Todd and Christine Nelson of Ramsey were in a long line waiting to tour the birth center and surgical area. Christine is expecting her first baby in April. She says she changed obstetricians so she could deliver at Maple Grove.
Unlike Ogden Regional, Maple Grove hospital does not have a dedicated cesarean wing. However, it’s very first delivery was a scheduled cesarean, as reported by WCCO-TV:
Melissa Bistodeau, had a scheduled C-Section in the afternoon. She, along with her husband Joe Bistodeau, and son Cole, got the royal treatment.
Nurses and doctors gave them a standing ovation as they made their way to their room.
While these new hospital facilities promise to provide cesarean mothers with the best possible experience, the rising cesarean rate in the U.S. begs the question: who really benefits in the long-run?

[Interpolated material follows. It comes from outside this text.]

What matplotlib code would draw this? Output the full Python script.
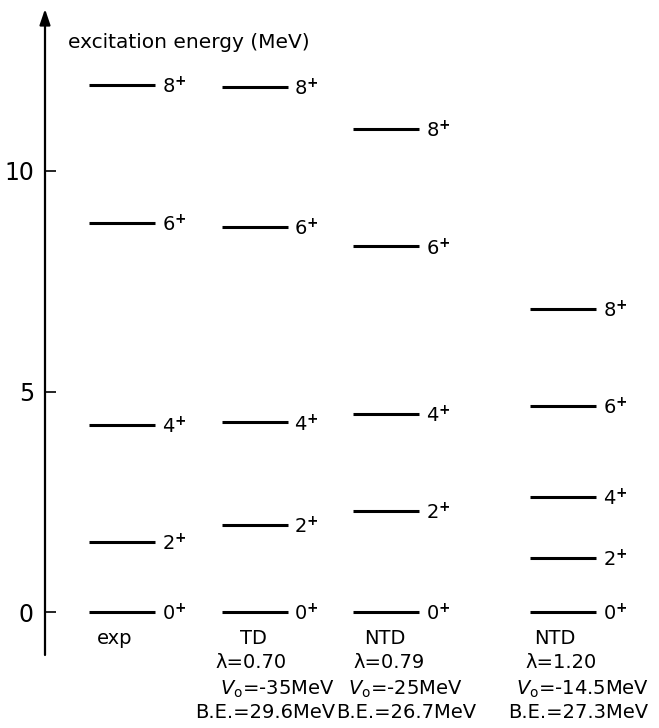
import matplotlib
matplotlib.use("Agg")
import matplotlib.pyplot as plt

# ---- data ----
spins = [0, 2, 4, 6, 8]
exp_levels = [0.0, 1.59, 4.25, 8.82, 11.95]
td_levels = [0.0, 1.97, 4.30, 8.74, 11.91]
ntd1_levels = [0.0, 2.29, 4.50, 8.29, 10.96]
ntd2_levels = [0.0, 1.23, 2.61, 4.67, 6.88]
column_names = ["exp", "TD", "NTD", "NTD"]
lambdas = ["", "λ=0.70", "λ=0.79", "λ=1.20"]
v0_texts = ["", "-35MeV", "-25MeV", "-14.5MeV"]
be_texts = ["", "B.E.=29.6MeV", "B.E.=26.7MeV", "B.E.=27.3MeV"]
yticks = [0, 5, 10]

plt.rcParams['font.family'] = ['DejaVu Sans']
plt.rcParams['mathtext.fontset'] = 'dejavusans'

fig = plt.figure(figsize=(6.59, 7.28), dpi=100)
top_px, bot_px = 9, 655
ax = fig.add_axes([45/659, 1 - bot_px/728, 1 - 45/659, (bot_px - top_px)/728])

PX = 44.1  # pixels per MeV (layout)
def ypx(p):
    return (612 - p) / PX

ymin = ypx(bot_px)
ymax = ypx(top_px)
ax.set_xlim(0, 614)
ax.set_ylim(ymin, ymax)

centers = [76.5, 209.5, 341, 518]
half = 33
all_levels = [exp_levels, td_levels, ntd1_levels, ntd2_levels]
for c, levels in zip(centers, all_levels):
    for s, e in zip(spins, levels):
        ax.plot([c - half, c + half], [e, e], color='black', lw=2.2,
                solid_capstyle='butt')
        ax.text(c + half + 7, e - 2 / PX, f"{s}$^{{\\mathbf{{+}}}}$",
                fontsize=14, ha='left', va='center')

# bottom labels (offsets in px relative to column centers)
name_dx = [-7, -1.5, -1, -8]
lam_dx = [0, -3.5, 3, -2]
v0_dx = [0, 22.5, 19, 20]
be_dx = [0, 10.5, 20, 15]
rows = [638, 663, 689, 713]
for i, c in enumerate(centers):
    ax.text(c + name_dx[i], ypx(rows[0]), column_names[i], fontsize=14,
            ha='center', va='center')
    if lambdas[i]:
        ax.text(c + lam_dx[i], ypx(rows[1]), lambdas[i], fontsize=14,
                ha='center', va='center')
        ax.text(c + v0_dx[i], ypx(rows[2]),
                r"$\mathit{V}_\mathrm{o}$=" + v0_texts[i],
                fontsize=14, ha='center', va='center')
        ax.text(c + be_dx[i], ypx(rows[3]), be_texts[i], fontsize=14,
                ha='center', va='center')

ax.text(23, ypx(43), "excitation energy (MeV)", fontsize=14.5,
        ha='left', va='center')

for sp in ['top', 'right', 'bottom', 'left']:
    ax.spines[sp].set_visible(False)
ax.annotate("", xy=(0, ymax), xytext=(0, ymin),
            arrowprops=dict(arrowstyle='-|>,head_width=0.16,head_length=0.47',
                            color='black', lw=1.6, shrinkA=0, shrinkB=0,
                            mutation_scale=20))
ax.set_xticks([])
ax.set_yticks(yticks)
ax.set_yticklabels([str(t) for t in yticks])
ax.tick_params(axis='y', direction='in', length=8, width=1.2, pad=8,
               labelsize=17)

fig.savefig("out.png", dpi=100)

The CEO of Maple Grove hospital is fairly clear about the reason for that hospital’s focus on labor and delivery. As reported by the Minneapolis St. Paul Business Journal:
The owners of Maple Grove Hospital will face challenges as they open its doors during a poor economy, but officials there say they have a strategy to make the operation viable: Deliver plenty of babies.
When the $138.9 million hospital opens in December, more than half of its initial 30 beds will be devoted to moms recovering from labor, and a quarter of its initial staff of 120 will be involved with infant deliveries.
That doesn’t count the host of amenities and services the hospital plans to offer to make giving birth there as hassle-free as possible — or the marketing/advertising campaign that will highlight the hospital’s birthing services.
“We anticipate delivering a lot of babies,” said Maple Grove Hospital CEO Andy Cochrane.
And Ogden Regional’s director of women’s services states that one reason for the c-wing is a business move, making room for more births in the “family birthplace”:
“C-section patients’ length of stay is on average 72 hours, where a vaginal delivery is 48 hours,” Garcia said. “By providing our C-section patients with their own specialized unit, we will be able to accommodate an increase in vaginal births in the existing family birthplace. This is a win-win situation for all customers, including the OB providers.”
Clearly, hospital facilities like the c-wing are beneficial for business. With cesarean rates on the rise year-after-year, this will no doubt continue to be the case. One might even ask if c-wings will encourage further growth in cesarean rates (if you build it, they will come?)…
But what about benefits for cesarean moms themselves?
It is certainly true that mothers recovering from cesarean could benefit from care that is tailored to their post-surgical needs. Any cesarean mama can attest to that. Pain management, help taking that first walk, assistance with holding and nursing the baby – these are unique needs facing moms post-cesarean. By this logic, a wing with resources and trained staff dedicated to these needs could be a very good thing.
However, these are not the “amenities” being advertised at Ogden Regional. Instead it’s flatscreen TVs and WiFi access that are touted as providing a state-of-the-art postpartum experience. No mention is made of lactation consultants, for example. For mothers hoping to encourage nursing post-cesarean, these would be far more valuable than access to the Internet.
No matter how you look at it, cesarean wings are at best a mixed-bag. While they may validate and provide for the special care women need post-surgical birth, they will certainly not do much to decrease the need for such care in the first place. The hospital administrators cited above have acknowledged that financial viability is part of what’s driving the creation of such facilities. Unfortunately, such a focus obscures a more crucial need for mothers and babies in our society. What if, instead of investing in flatscreen TVs and WiFi access, hospitals spent money on premiere, evidence-based maternity care, like doulas, lactation consultants, water tubs and lowering intervention rates?